Whilst I agree with the gist of the article, longswords aren't actually that heavy and the fighting style of real Western knights was far more complex than people assume because it's stereotyped as brutish clubbing in comparison to Grorious Nippon Katanas, I do disagree with the above point. Suspension of disbelief doesn't cover everything and often it's the little things that break it rather than the big things.
For example if I were to write a novel in which humanity has replaced their bodies with those of apes to live more comfortably on an arboreal planet people would accept the geneering and the forest planet. However, if I then had a character hold a fork back to front and try to eat with it people would rightly call it stupid.
Other examples:
Guardians of the Galaxy.
Things I accept:
green and purple people
cosmic stones
aliens
spaceships
a raccoon that can talk
Things I don't accept:
that people are going to stand there for ten seconds placidly while someone drives a spike through their head one at a time
Jurassic Park.
Things I accept:
dinosaurs are being cloned
people think this is a good idea
Things I don't accept:
knowing what an OS is meaning you know how any program running on it works
being able to toggle vital park systems back on without entering a password
Doctor Who - The Angels Take Manhattan
Things I accept:
timelords
gallifrey
the TARDIS
time travel
pocket dimensions
the weeping angels
Things I don't accept:
The statue of liberty is an angel and no one noticed or realised
no one thought to park the TARDIS a year in the future or a hundred miles away and just hire a car
While I agree with your general point, I'm going to try to defend the specific examples you've pointed out;
- Maybe it's only shown happening this slowly to make it clearer to the viewer what's going on, and "in-universe" it's only taking a couple seconds? I mean the first guy is still standing there with a hole in him at the end when they all drop, and it would be a lot less fun to see the cut-down version where the arrow flies too fast to keep track of.
- Interestingly this was referenced in a comic elsewhere that literally went up today - compared to how screwed you'd be if they were using some OS you've never heard of, finding out it's an OS you're familiar with is pretty great, and you don't have to take the line to specifically mean "the fact that I know this OS means the problem is as good as solved".
- Wouldn't you want turning the vital systems on to be fail-safe if someone forgets the password, specifically to avoid having too many people be eaten by velociraptors?
- Presumably they only replaced the statue of liberty with a giant angel disguised as it for the weeks or months they were working in New York for?

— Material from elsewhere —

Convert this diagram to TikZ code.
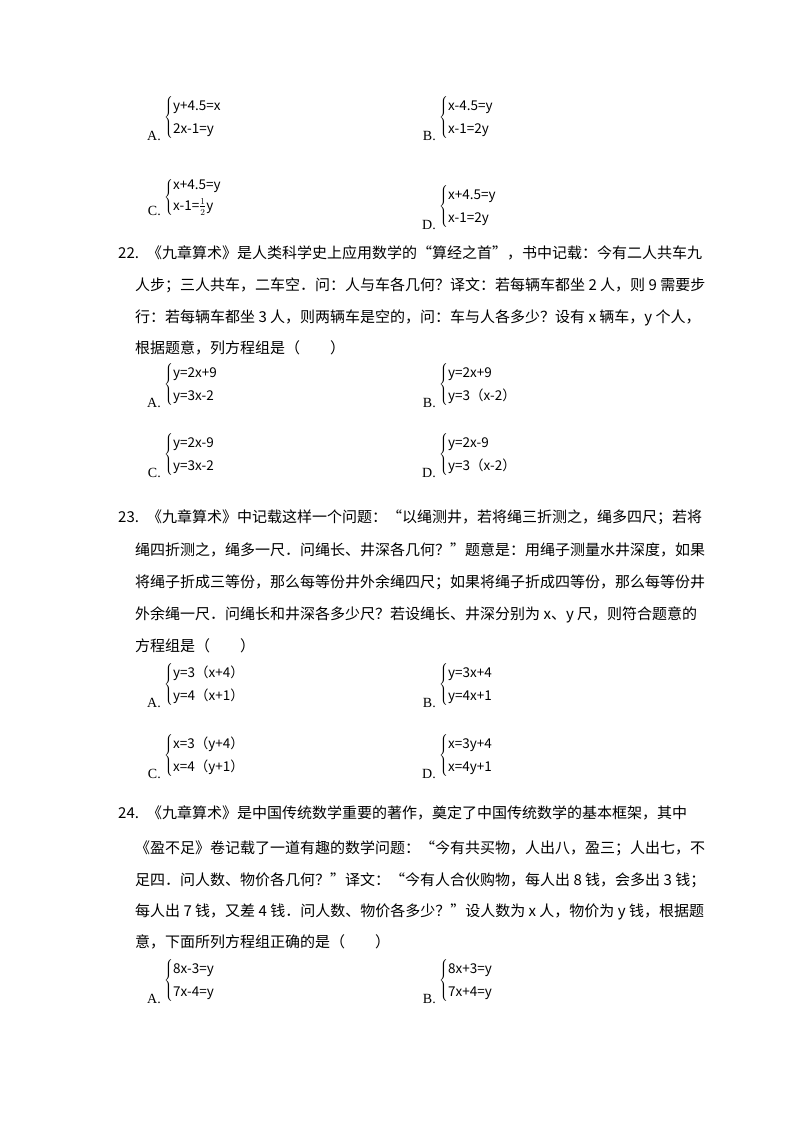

I forget what, if any, particular plan they had at the time, but probably you could just mark all the ways to the inside of the statue as "out of order", eat anyone who investigates, and when they don't need heavy support anymore they put the real statue of liberty back.

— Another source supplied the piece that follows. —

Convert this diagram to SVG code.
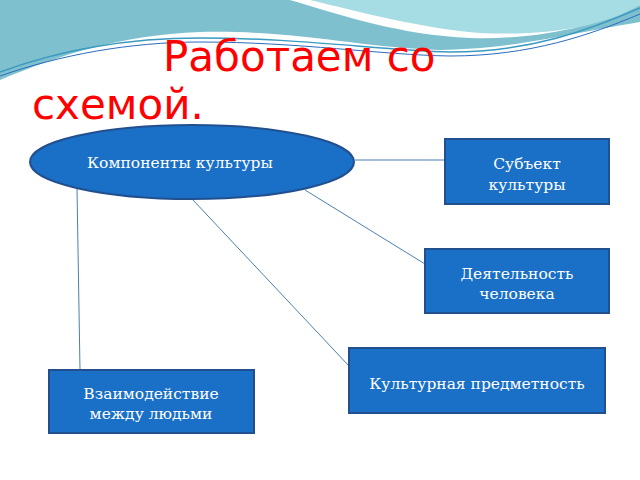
<svg xmlns="http://www.w3.org/2000/svg" width="640" height="480" viewBox="0 0 640 480">
<style>
.n{fill:#1a6fc6;stroke:#22508f;stroke-width:2}
.t{font-family:"DejaVu Serif",serif;font-size:15.5px;fill:#fff;text-anchor:middle}
.c line{stroke:#4a7fb0;stroke-width:1}
.h{font-family:"DejaVu Sans",sans-serif;font-size:42px;fill:#ff0000}
</style>
<rect width="640" height="480" fill="#fff"/>
<path d="M0 0H640V22C560 35 520 48 440 50C360 48 300 30 200 32C120 35 60 55 0 80Z" fill="#7fc0cf"/>
<path d="M290 0H640V5C600 25 540 40 470 38C400 35 340 15 290 0Z" fill="#fff"/>
<path d="M310 0H640V5C600 28 545 36 480 33C420 28 360 12 310 0Z" fill="#a6dce3"/>
<path d="M0 72C60 50 130 38 200 38C300 38 380 50 450 52C530 52 590 30 640 8" fill="none" stroke="#3a9ac0" stroke-width="1.5"/>
<path d="M0 76C60 55 130 42 200 42C300 42 380 55 450 56C530 56 590 35 640 14" fill="none" stroke="#2a6cc0" stroke-width="1"/>
<text class="h" x="163" y="71">Работаем со</text>
<text class="h" x="32" y="119">схемой.</text>
<g class="c">
<line x1="355" y1="160" x2="445" y2="160"/>
<line x1="305" y1="190" x2="425" y2="264"/>
<line x1="193" y1="200" x2="349" y2="366"/>
<line x1="77" y1="188" x2="80" y2="370"/>
</g>
<g id="n0"><ellipse class="n" cx="192" cy="162" rx="162" ry="37"/><text class="t" x="180" y="168">Компоненты культуры</text></g>
<g id="n1"><rect class="n" x="445" y="139" width="164" height="65"/><text class="t" x="527" y="169">Субъект</text><text class="t" x="527" y="190">культуры</text></g>
<g id="n2"><rect class="n" x="425" y="249" width="184" height="64"/><text class="t" x="517" y="279">Деятельность</text><text class="t" x="517" y="299">человека</text></g>
<g id="n3"><rect class="n" x="349" y="348" width="256" height="65"/><text class="t" x="477" y="389">Культурная предметность</text></g>
<g id="n4"><rect class="n" x="49" y="370" width="205" height="63"/><text class="t" x="151" y="399">Взаимодействие</text><text class="t" x="151" y="419">между людьми</text></g>
</svg>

- Probably if someone had thought of it, there'd be a rule as to why it can't be fixed that way. Maybe it's not so much the Tardis itself, but a projected future time line, like you know in Donnie Darko where at one point it shows people with a watery tentacle sticking out of them in the path they're about to go down? I can't find the scene otherwise I'd have linked it, but maybe having that timeline intersect would abort the flight no matter where you chose to actually aim the TARDIS? I mean the time travel rules are bullshit that gets changed whenever they need to, because Doctor Who is a campy sort of thing with its own extra level of not-meant-to-be-realistic beyond ordinary fantasy or soft-sci-fi and especially time travel is hard to get much of that kind of fun out of while having consistent rules that don't break stuff.